Regarding my sale of the Citigroup puts, first I wouldn’t say there was an “expected loss.”
The 35 level is/was a support/resistance level, and I placed the limit order to sell puts prior to the opening on the Monday morning following the news of the company’s larger-than-expected writedown and resignation of the CEO.
The stock had closed the preceding Friday at 37+ and was looking to open down significantly. I thought there was a good chance that the stock might open at or near its lows (perhaps around the 35 level) in a climax fashion and then recover from that point. As it turned out I did sell my puts at close to their highs of that day and even though the stock did not recover significantly (portending further weakness) I had plenty of opportunity that day to take some profits on that position if I had wanted to.
Which brings me to another point: I did sell the puts for a significant premium (their implied volatility was extremely high), and they were still out of the money (at the time) with only ten days remaining until expiration. In addition, the stock was extremely oversold and there appeared to be some panic selling taking place – all signs pointing to a potential near-term bottom.
In addition to the above, I wouldn’t mind owning the stock at around these levels (my net cost basis will be 33 and change if I end up being put the stock). It would seem reasonable to expect that by now most of the bad news has been priced in (or more than priced in) to the price, offering an opportunity to pick up shares on Citigroup at a reasonable price and with a dividend yield of over 6% to boot.

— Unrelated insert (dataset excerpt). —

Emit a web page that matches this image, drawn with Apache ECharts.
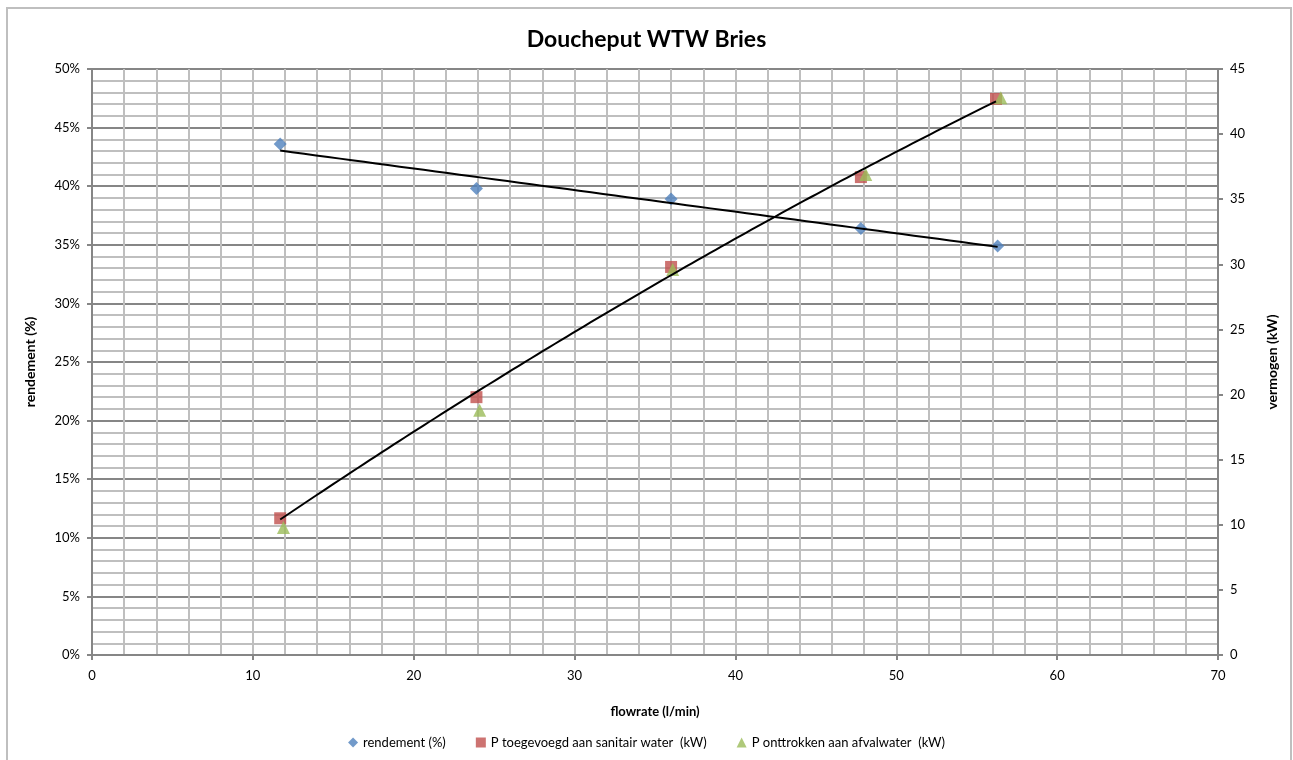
<!DOCTYPE html>
<html>
<head>
<meta charset="utf-8">
<script src="https://cdn.jsdelivr.net/npm/echarts@6/dist/echarts.min.js"></script>
<style>
  html, body { margin: 0; padding: 0; background: #fff; }
  #main { width: 1293px; height: 760px; }
</style>
</head>
<body>
<div id="main"></div>
<script>
// meetpunten
var flowRendement = [11.7, 23.9, 36.0, 47.8, 56.3];
var rendement = [43.6, 39.8, 38.9, 36.4, 34.9];          // %
var flowToegevoegd = [11.7, 23.9, 36.0, 47.8, 56.2];
var pToegevoegd = [10.5, 19.8, 29.8, 36.7, 42.7];        // kW
var flowOnttrokken = [11.9, 24.1, 36.1, 48.1, 56.5];
var pOnttrokken = [9.8, 18.8, 29.6, 36.9, 42.8];         // kW

var FONT = 'Lato';

function pairs(xs, ys) {
    return xs.map(function (x, i) { return [x, ys[i]]; });
}

// kleinste kwadraten polynoom (graad 1 of 2), zoals de Excel trendlijn
function polyFit(xs, ys, degree) {
    var n = degree + 1;
    var A = [], b = [];
    for (var r = 0; r < n; r++) {
        A.push([]);
        for (var c = 0; c < n; c++) {
            var s = 0;
            xs.forEach(function (x) { s += Math.pow(x, r + c); });
            A[r].push(s);
        }
        var t = 0;
        xs.forEach(function (x, i) { t += ys[i] * Math.pow(x, r); });
        b.push(t);
    }
    // gauss eliminatie
    for (var i = 0; i < n; i++) {
        for (var k = i + 1; k < n; k++) {
            var f = A[k][i] / A[i][i];
            for (var j = i; j < n; j++) A[k][j] -= f * A[i][j];
            b[k] -= f * b[i];
        }
    }
    var coef = new Array(n);
    for (var i2 = n - 1; i2 >= 0; i2--) {
        var s2 = b[i2];
        for (var j2 = i2 + 1; j2 < n; j2++) s2 -= A[i2][j2] * coef[j2];
        coef[i2] = s2 / A[i2][i2];
    }
    return coef;
}

function trendLine(xs, ys, degree) {
    var coef = polyFit(xs, ys, degree);
    var lo = Math.min.apply(null, xs), hi = Math.max.apply(null, xs);
    var out = [];
    for (var k = 0; k <= 60; k++) {
        var x = lo + (hi - lo) * k / 60;
        var y = 0;
        coef.forEach(function (c, p) { y += c * Math.pow(x, p); });
        out.push([x, y]);
    }
    return out;
}

var myChart = echarts.init(document.getElementById('main'));

var axisName = { fontFamily: FONT, fontSize: 14, fontWeight: 'bold', color: '#000' };
var tickFont = { fontFamily: FONT, fontSize: 13, color: '#000' };

var option = {
    backgroundColor: '#fff',
    animation: false,
    title: {
        text: 'Doucheput WTW Bries',
        left: 'center',
        top: 23,
        textStyle: { fontFamily: FONT, fontSize: 23, fontWeight: 'bold', color: '#000' }
    },
    graphic: [{
        type: 'rect',
        shape: { x: 7, y: 8, width: 1284, height: 770 },
        style: { fill: 'none', stroke: '#bfbfbf', lineWidth: 2 },
        silent: true
    }],
    legend: {
        bottom: 6,
        left: 'center',
        itemWidth: 10,
        itemHeight: 10,
        itemGap: 30,
        textStyle: { fontFamily: FONT, fontSize: 13, color: '#000' },
        data: [
            { name: 'rendement (%)', icon: 'diamond' },
            { name: 'P toegevoegd aan sanitair water  (kW)', icon: 'rect' },
            { name: 'P onttrokken aan afvalwater  (kW)', icon: 'triangle' }
        ]
    },
    grid: { left: 92, right: 75, top: 69, bottom: 105 },
    xAxis: {
        type: 'value',
        min: 0, max: 70, interval: 10,
        name: 'flowrate (l/min)',
        nameLocation: 'middle',
        nameGap: 50,
        nameTextStyle: Object.assign({}, axisName, { fontSize: 13 }),
        axisLine: { show: true, lineStyle: { color: '#868686', width: 2 } },
        axisTick: { show: true, length: 5, lineStyle: { color: '#868686', width: 2 } },
        axisLabel: Object.assign({ margin: 14 }, tickFont),
        splitLine: { show: true, lineStyle: { color: '#bfbfbf', width: 2 } },
        minorTick: { show: false, splitNumber: 5 },
        minorSplitLine: { show: true, lineStyle: { color: '#bfbfbf', width: 2 } }
    },
    yAxis: [{
        type: 'value',
        min: 0, max: 50, interval: 5,
        name: 'rendement (%)',
        nameLocation: 'middle',
        nameGap: 55,
        nameTextStyle: axisName,
        axisLine: { show: true, lineStyle: { color: '#868686', width: 2 } },
        axisTick: { show: true, length: 5, lineStyle: { color: '#868686', width: 2 } },
        axisLabel: Object.assign({ margin: 12, formatter: '{value}%' }, tickFont),
        splitLine: { show: true, lineStyle: { color: '#868686', width: 2 } },
        minorTick: { show: false, splitNumber: 5 },
        minorSplitLine: { show: true, lineStyle: { color: '#bfbfbf', width: 2 } }
    }, {
        type: 'value',
        min: 0, max: 45, interval: 5,
        name: 'vermogen (kW)',
        nameLocation: 'middle',
        nameGap: 47,
        nameRotate: 90,
        nameTextStyle: axisName,
        axisLine: { show: true, lineStyle: { color: '#868686', width: 2 } },
        axisTick: { show: true, length: 5, lineStyle: { color: '#868686', width: 2 } },
        axisLabel: Object.assign({ margin: 12 }, tickFont),
        splitLine: { show: false }
    }],
    series: [{
        name: 'rendement (%)',
        type: 'scatter',
        symbol: 'diamond',
        symbolSize: 13,
        itemStyle: { color: '#4f81bd' },
        data: pairs(flowRendement, rendement),
        z: 3
    }, {
        name: 'P toegevoegd aan sanitair water  (kW)',
        type: 'scatter',
        yAxisIndex: 1,
        symbol: 'rect',
        symbolSize: 12,
        itemStyle: { color: '#c0504d' },
        data: pairs(flowToegevoegd, pToegevoegd),
        z: 3
    }, {
        name: 'P onttrokken aan afvalwater  (kW)',
        type: 'scatter',
        yAxisIndex: 1,
        symbol: 'triangle',
        symbolSize: 13,
        itemStyle: { color: '#9bbb59' },
        data: pairs(flowOnttrokken, pOnttrokken),
        z: 3
    }, {
        // lineaire trendlijn rendement
        type: 'line',
        showSymbol: false,
        silent: true,
        lineStyle: { color: '#000', width: 2 },
        data: trendLine(flowRendement, rendement, 1),
        z: 4
    }, {
        // polynoom trendlijn vermogen
        type: 'line',
        yAxisIndex: 1,
        showSymbol: false,
        silent: true,
        smooth: true,
        lineStyle: { color: '#000', width: 2 },
        data: trendLine(flowToegevoegd, pToegevoegd, 2),
        z: 4
    }]
};

myChart.setOption(option);
</script>
</body>
</html>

Overall it’s just a case that I knew what price I was willing to own the stock at (low to mid 30s) and then sold the puts when the opportunity presented itself. Precise timing and price targets weren’t something I was concerned with, or really anything that is needed, as selling puts is a little like using a “blunt instrument” anyway – they allow plenty of room for being “wrong” while still leaving open the significant possibility of ending up being “right.”
I hope this helps answer your questions. Thanks again for your interest.
Dear Sir,
Thank you for the detailed explanation. More thought want into that single trade/play then I surely gave credit. (assumed that is).

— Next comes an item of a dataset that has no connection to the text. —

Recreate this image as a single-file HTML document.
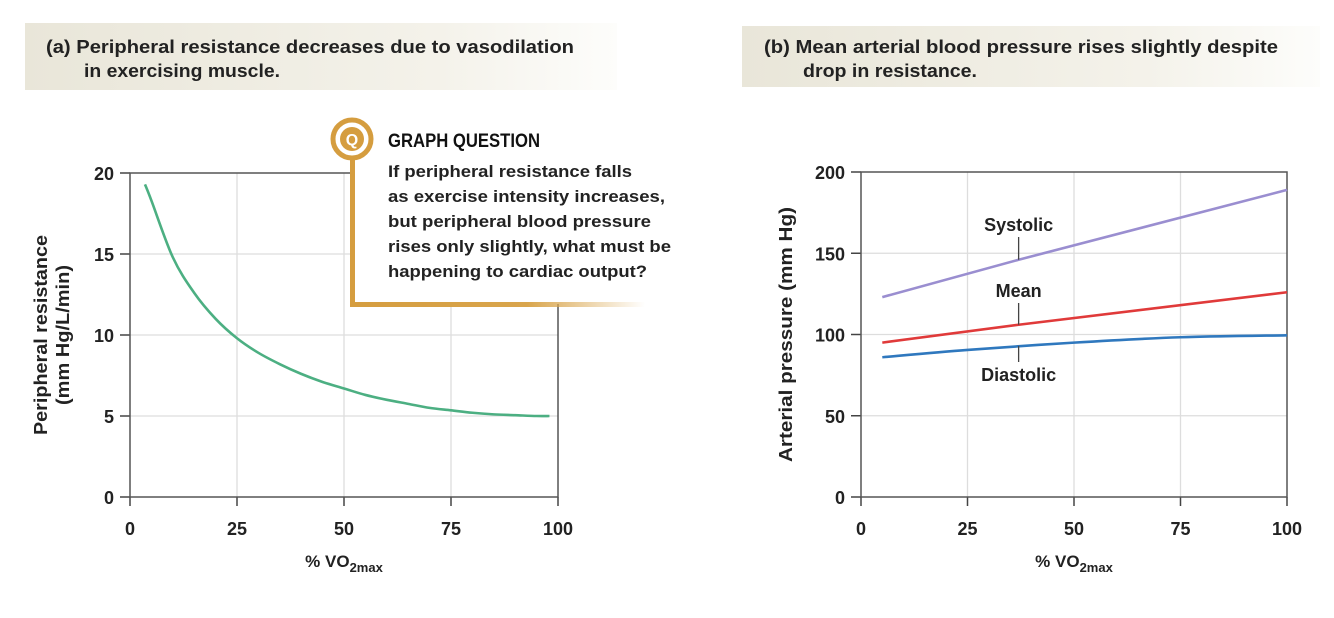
<!DOCTYPE html>
<html><head><meta charset="utf-8"><style>
body{margin:0;background:#fff;width:1334px;height:613px;overflow:hidden;font-family:"Liberation Sans",sans-serif}
text{font-family:"Liberation Sans",sans-serif}
</style></head><body>
<svg width="1334" height="613">
<defs>
<linearGradient id="hg" x1="0" x2="1"><stop offset="0" stop-color="#e9e6d9"/><stop offset="0.7" stop-color="#f4f2ea"/><stop offset="1" stop-color="#fdfdfb"/></linearGradient>
<linearGradient id="gl" x1="0" x2="1"><stop offset="0" stop-color="#d59d3f"/><stop offset="0.6" stop-color="#d9a54c"/><stop offset="1" stop-color="#d9a54c" stop-opacity="0"/></linearGradient>
</defs>
<g>
<rect x="25" y="23" width="592" height="67" fill="url(#hg)"/>
<text x="46" y="53" font-size="18" font-weight="bold" fill="#222" textLength="528" lengthAdjust="spacingAndGlyphs">(a) Peripheral resistance decreases due to vasodilation</text>
<text x="84" y="77" font-size="18" font-weight="bold" fill="#222" textLength="196" lengthAdjust="spacingAndGlyphs">in exercising muscle.</text>
</g>
<g>
<rect x="742" y="26" width="578" height="61" fill="url(#hg)"/>
<text x="764" y="53" font-size="18" font-weight="bold" fill="#222" textLength="514" lengthAdjust="spacingAndGlyphs">(b) Mean arterial blood pressure rises slightly despite</text>
<text x="803" y="77" font-size="18" font-weight="bold" fill="#222" textLength="174" lengthAdjust="spacingAndGlyphs">drop in resistance.</text>
</g>
<g id="chartA"></g>
<g id="chartB"></g>
<g>
<rect x="353" y="120" width="330" height="184" fill="#fff"/>
<rect x="350" y="160" width="5" height="147" fill="#d59d3f"/>
<rect x="350" y="302" width="295" height="5" fill="url(#gl)"/>
<circle cx="352" cy="139" r="19" fill="#fff" stroke="#d59d3f" stroke-width="5"/>
<circle cx="352" cy="139" r="12" fill="#d59d3f"/>
<text x="352" y="145" font-size="16" font-weight="bold" fill="#fff" text-anchor="middle">Q</text>
<text x="388" y="147" font-size="19" font-weight="bold" fill="#111" textLength="152" lengthAdjust="spacingAndGlyphs">GRAPH QUESTION</text>
<text x="388" y="177" font-size="17" font-weight="bold" fill="#222" textLength="244" lengthAdjust="spacingAndGlyphs">If peripheral resistance falls</text>
<text x="388" y="202" font-size="17" font-weight="bold" fill="#222" textLength="277" lengthAdjust="spacingAndGlyphs">as exercise intensity increases,</text>
<text x="388" y="227" font-size="17" font-weight="bold" fill="#222" textLength="263" lengthAdjust="spacingAndGlyphs">but peripheral blood pressure</text>
<text x="388" y="252" font-size="17" font-weight="bold" fill="#222" textLength="283" lengthAdjust="spacingAndGlyphs">rises only slightly, what must be</text>
<text x="388" y="277" font-size="17" font-weight="bold" fill="#222" textLength="259" lengthAdjust="spacingAndGlyphs">happening to cardiac output?</text>
</g>
</svg>
<script>
const aX=[3.5,5,10,15,20,25,30,35,40,45,50,55,60,65,70,75,80,85,90,95,98];
const aY=[19.3,18.3,14.8,12.6,11.0,9.8,8.9,8.2,7.6,7.1,6.7,6.3,6.0,5.75,5.5,5.35,5.2,5.1,5.05,5.0,5.0];
const aYTicks=[0,5,10,15,20];
const xTicks=[0,25,50,75,100];
const bX=[5,37,100];
const systolic=[123,146,189];
const mean=[95,106,126];
const dX=[5,25,50,75,100];
const diastolic=[86,90.5,95,98.3,99.5];
const bYTicks=[0,50,100,150,200];
const NS='http://www.w3.org/2000/svg';
function mk(p,t,a){const e=document.createElementNS(NS,t);for(const k in a)e.setAttribute(k,a[k]);p.appendChild(e);return e;}
function axes(g,x0,x1,y0,y1,ymax,yt,ylab,ylab2,lx,tl1,tl2){
 const sx=v=>x0+(x1-x0)*v/100, sy=v=>y0-(y0-y1)*v/ymax;
 xTicks.forEach(t=>{if(t>0&&t<100){const l=mk(g,'line',{x1:sx(t),x2:sx(t),y1:y1,y2:y0,stroke:'#ddd','stroke-width':1.3});}
  mk(g,'line',{x1:sx(t),x2:sx(t),y1:y0,y2:y0+9,stroke:'#444','stroke-width':1.5});
  const tx=mk(g,'text',{x:sx(t),y:y0+38,'font-size':18,'font-weight':'bold','text-anchor':'middle',fill:'#222'});tx.textContent=t;});
 yt.forEach(t=>{if(t>0&&t<ymax){const l=mk(g,'line',{x1:x0,x2:x1,y1:sy(t),y2:sy(t),stroke:'#ddd','stroke-width':1.3});}
  mk(g,'line',{x1:x0-10,x2:x0,y1:sy(t),y2:sy(t),stroke:'#444','stroke-width':1.5});
  const tx=mk(g,'text',{x:x0-16,y:sy(t)+7,'font-size':18,'font-weight':'bold','text-anchor':'end',fill:'#222'});tx.textContent=t;});
 mk(g,'rect',{x:x0,y:y1,width:x1-x0,height:y0-y1,fill:'none',stroke:'#555','stroke-width':1.5});
 const xl=mk(g,'text',{x:(x0+x1)/2,y:y0+70,'font-size':17,'font-weight':'bold','text-anchor':'middle',fill:'#222'});
 xl.innerHTML='% VO<tspan font-size="13" dy="5">2max</tspan>';
 const cy=(y0+y1)/2;
 const yl=mk(g,'text',{x:lx,y:cy,'font-size':18,'font-weight':'bold','text-anchor':'middle',fill:'#222',textLength:tl1,lengthAdjust:'spacingAndGlyphs',transform:`rotate(-90 ${lx} ${cy})`});yl.textContent=ylab;
 if(ylab2){const y2=mk(g,'text',{x:lx+22,y:cy,'font-size':18,'font-weight':'bold','text-anchor':'middle',fill:'#222',textLength:tl2,lengthAdjust:'spacingAndGlyphs',transform:`rotate(-90 ${lx+22} ${cy})`});y2.textContent=ylab2;}
 return [sx,sy];
}
function line(g,xs,ys,sx,sy,col,name,smooth){
 let d='';
 if(smooth){const p=xs.map((x,i)=>[sx(x),sy(ys[i])]);d='M'+p[0];for(let i=0;i<p.length-1;i++){const a=p[i-1]||p[i],b=p[i],c=p[i+1],e=p[i+2]||c;d+=` C${b[0]+(c[0]-a[0])/6},${b[1]+(c[1]-a[1])/6} ${c[0]-(e[0]-b[0])/6},${c[1]-(e[1]-b[1])/6} ${c[0]},${c[1]}`;}}
 else d=xs.map((x,i)=>(i?'L':'M')+sx(x)+','+sy(ys[i])).join('');
 const p=mk(g,'path',{d:d,fill:'none',stroke:col,'stroke-width':2.6});
 
}
const gA=document.getElementById('chartA');
const [ax,ay]=axes(gA,130,558,497,173,20,aYTicks,'Peripheral resistance','(mm Hg/L/min)',47,200,140);
line(gA,aX,aY,ax,ay,'#4caf82','resistance-line',true);
const gB=document.getElementById('chartB');
const [bx,by]=axes(gB,861,1287,497,172,200,bYTicks,'Arterial pressure (mm Hg)',null,792,255,0);
line(gB,bX,systolic,bx,by,'#9a8ed0','systolic-line',false);
line(gB,bX,mean,bx,by,'#e03a3a','mean-line',false);
line(gB,dX,diastolic,bx,by,'#2f78be','diastolic-line',true);
[['Systolic',231,146,'s'],['Mean',297,106,'m'],['Diastolic',381,93,'d']].forEach(([t,yy,v,k])=>{
 const lx=bx(37);
 const tx=mk(gB,'text',{x:lx,y:yy,'font-size':18,'font-weight':'bold','text-anchor':'middle',fill:'#222'});tx.textContent=t;
 
 if(k==='d')mk(gB,'line',{x1:lx,x2:lx,y1:by(v),y2:yy-19,stroke:'#444','stroke-width':1.3});
 else mk(gB,'line',{x1:lx,x2:lx,y1:yy+6,y2:by(v),stroke:'#444','stroke-width':1.3});
});
</script>
</body></html>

I rather like your methodology on this, leverage for a profit from many angles..
Provides some new additions to my thinking process when looking for canidates.

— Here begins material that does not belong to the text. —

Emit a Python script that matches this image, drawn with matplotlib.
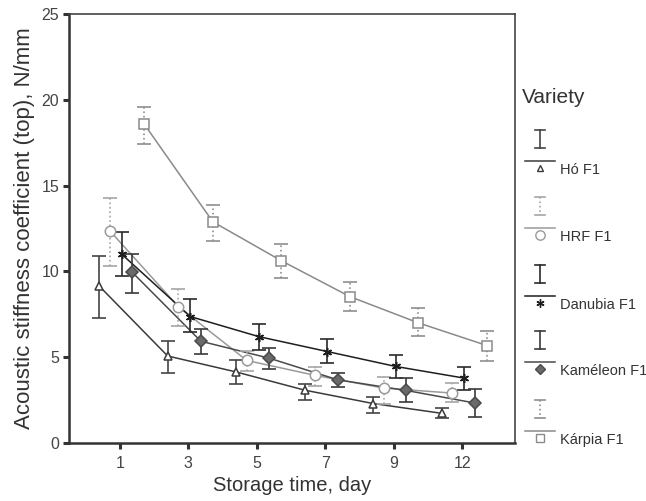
import numpy as np
import matplotlib
matplotlib.use("Agg")
import matplotlib.pyplot as plt

plt.rcParams['font.family'] = ['Liberation Sans', 'DejaVu Sans']

days = ["1", "3", "5", "7", "9", "12"]
varieties = ["Hó F1", "HRF F1", "Danubia F1", "Kaméleon F1", "Kárpia F1"]

ho_mean = [9.15, 5.07, 4.14, 3.08, 2.30, 1.73]
ho_hi = [10.9, 5.94, 4.84, 3.45, 2.68, 2.05]
ho_lo = [7.3, 4.07, 3.43, 2.5, 1.75, 1.44]

hrf_mean = [12.37, 7.95, 4.81, 3.94, 3.20, 2.91]
hrf_hi = [14.27, 8.98, 5.39, 4.42, 3.84, 3.47]
hrf_lo = [10.33, 6.84, 4.2, 3.3, 2.3, 2.38]

dan_mean = [11.0, 7.37, 6.2, 5.33, 4.46, 3.78]
dan_hi = [12.3, 8.4, 6.94, 6.07, 5.14, 4.42]
dan_lo = [9.75, 6.45, 5.43, 4.65, 3.8, 3.1]

kam_mean = [9.94, 5.93, 4.94, 3.68, 3.06, 2.33]
kam_hi = [11.0, 6.65, 5.52, 4.07, 3.78, 3.16]
kam_lo = [8.74, 5.2, 4.32, 3.26, 2.38, 1.51]

kar_mean = [18.57, 12.89, 10.62, 8.53, 7.0, 5.68]
kar_hi = [19.6, 13.88, 11.59, 9.36, 7.85, 6.55]
kar_lo = [17.44, 11.78, 9.59, 7.67, 6.26, 4.75]

means = [ho_mean, hrf_mean, dan_mean, kam_mean, kar_mean]
his = [ho_hi, hrf_hi, dan_hi, kam_hi, kar_hi]
los = [ho_lo, hrf_lo, dan_lo, kam_lo, kar_lo]

offsets = [-0.30, -0.145, 0.03, 0.185, 0.36]
markers = ['^', 'o', (6, 2, 0), 'D', 's']
msizes = [5.5, 7.5, 6.5, 6, 6.5]
line_colors = ['#3a3a3a', '#9a9a9a', '#1e1e1e', '#4a4a4a', '#8a8a8a']
err_colors = ['#444444', '#a5a5a5', '#2a2a2a', '#3a3a3a', '#8f8f8f']
err_styles = ['-', ':', '-', '-', ':']
face_colors = ['none', 'none', '#1e1e1e', '#6a6a6a', 'none']

W, H = 646, 501
fig = plt.figure(figsize=(W / 100, H / 100), dpi=100)
ax = fig.add_axes([69 / W, 1 - 443 / H, (515 - 69) / W, (443 - 14) / H])

x = np.arange(len(days))
for i in range(len(varieties)):
    xs = x + offsets[i]
    m = np.array(means[i])
    hi = np.array(his[i])
    lo = np.array(los[i])
    ax.plot(xs, m, color=line_colors[i], lw=1.1, zorder=2)
    eb = ax.errorbar(xs, m, yerr=[m - lo, hi - m], fmt='none', ecolor=err_colors[i],
                     elinewidth=1.2, capsize=4.8, capthick=1.2, zorder=3)
    for coll in eb[2]:
        coll.set_linestyle(err_styles[i])
    ax.plot(xs, m, linestyle='none', marker=markers[i], ms=msizes[i],
            mfc=face_colors[i] if face_colors[i] != 'none' else 'white',
            mec=line_colors[i], mew=1.1, zorder=4)

ax.set_xlim(-0.74, 5.77)
ax.set_ylim(0, 25)
ax.set_xticks(x)
ax.set_xticklabels(days)
ax.set_yticks([0, 5, 10, 15, 20, 25])
ax.tick_params(axis='both', direction='out', length=4, width=2.2, colors='#333333',
               labelsize=11.5, labelcolor='#444444')
ax.tick_params(axis='y', pad=3)
ax.tick_params(axis='x', pad=5)
for s in ['left', 'bottom']:
    ax.spines[s].set_linewidth(1.8)
    ax.spines[s].set_color('#333333')
for s in ['top', 'right']:
    ax.spines[s].set_linewidth(1.2)
    ax.spines[s].set_color('#444444')
ax.set_xlabel("Storage time, day", fontsize=14.5, color='#333333', labelpad=4)
ax.set_ylabel("Acoustic stiffness coefficient (top), N/mm", fontsize=16,
              color='#333333', labelpad=5)

# Legend panel (pixel coordinates)
lax = fig.add_axes([0, 0, 1, 1], facecolor='none')
lax.set_xlim(0, W)
lax.set_ylim(H, 0)
lax.axis('off')
lax.text(522, 97, "Variety", fontsize=15, color='#333333', va='center', ha='left')
label_y = [170, 237, 305, 371, 440]
for i, name in enumerate(varieties):
    ly = label_y[i]
    ey = ly - 31
    lax.plot([540, 540], [ey - 9, ey + 9], color=err_colors[i], lw=1.2, ls=err_styles[i])
    lax.plot([535, 545], [ey - 9, ey - 9], color=err_colors[i], lw=1.2)
    lax.plot([535, 545], [ey + 9, ey + 9], color=err_colors[i], lw=1.2)
    lax.plot([525, 555], [ly - 9, ly - 9], color=line_colors[i], lw=1.1)
    lax.plot([540], [ly - 2], marker=markers[i], ms=msizes[i] * 0.9,
             mfc=face_colors[i] if face_colors[i] != 'none' else 'white',
             mec=line_colors[i], mew=1.0, linestyle='none')
    lax.text(560, ly, name, fontsize=10.5, color='#333333', va='center', ha='left')

fig.savefig("out.png", dpi=100, facecolor='white')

Thank you for sharing your thoughts/comments and continued posts..
P.S. I’m still not “in the market” yet, but trying to paper trade, but its not working well.. Soon I hope… Your blog continues to be my single inspiration to get there!
Yes, there are several different levels at play here, but I think the key is that I’m only focusing on stocks I wouldn’t mind owning and then go from there. In some cases I find myself almost hoping I get put the stock. Partly because that creates the possibility of potentially making more than just the original put sale, but also because at times – especially during strong market rallies – I find myself “underinvested.”
Maintaining a high turnover of selling puts in such an environment isn’t always easy, and having a few stocks on hand that offer the potential for some covered-call selling opportunities can come in handy. (Of course I try to follow the risk management strategies I’ve mentioned in earlier posts – i.e, by diversifying among sectors, limiting position sizes, and trying to buy at reasonable (or better) valuations.)
I hope this gives some added insight into my particular approach.
Dear Sir,
Thank you for confirmation of my assumptions and additional comments on your approach.
The additional comments are very helpfully, beucase my paper trades (via simualtion with live feed) seem to confirm this as well.
Personnaly I think I have approached this as to much of a “ring the register” each month, rather then a balance of hardwork and active management..
Thanks again for your continued posts..
Best Regards,
F.S.
I would say the main idea behind this approach is definitely to be able to “ring the register” each month, but as you note, in order to do so requires maintaining a consistent level of involvement in the market and at the same time staying alert to opportunities. It’s not about timing tops and bottoms and then jumping either “all in” or “all out,” but instead more like trying to continually navigate as smoothly (and profitably) as possible through the market’s inevitable ups and downs.
I’m glad my comments were helpful. Good luck with your continued research.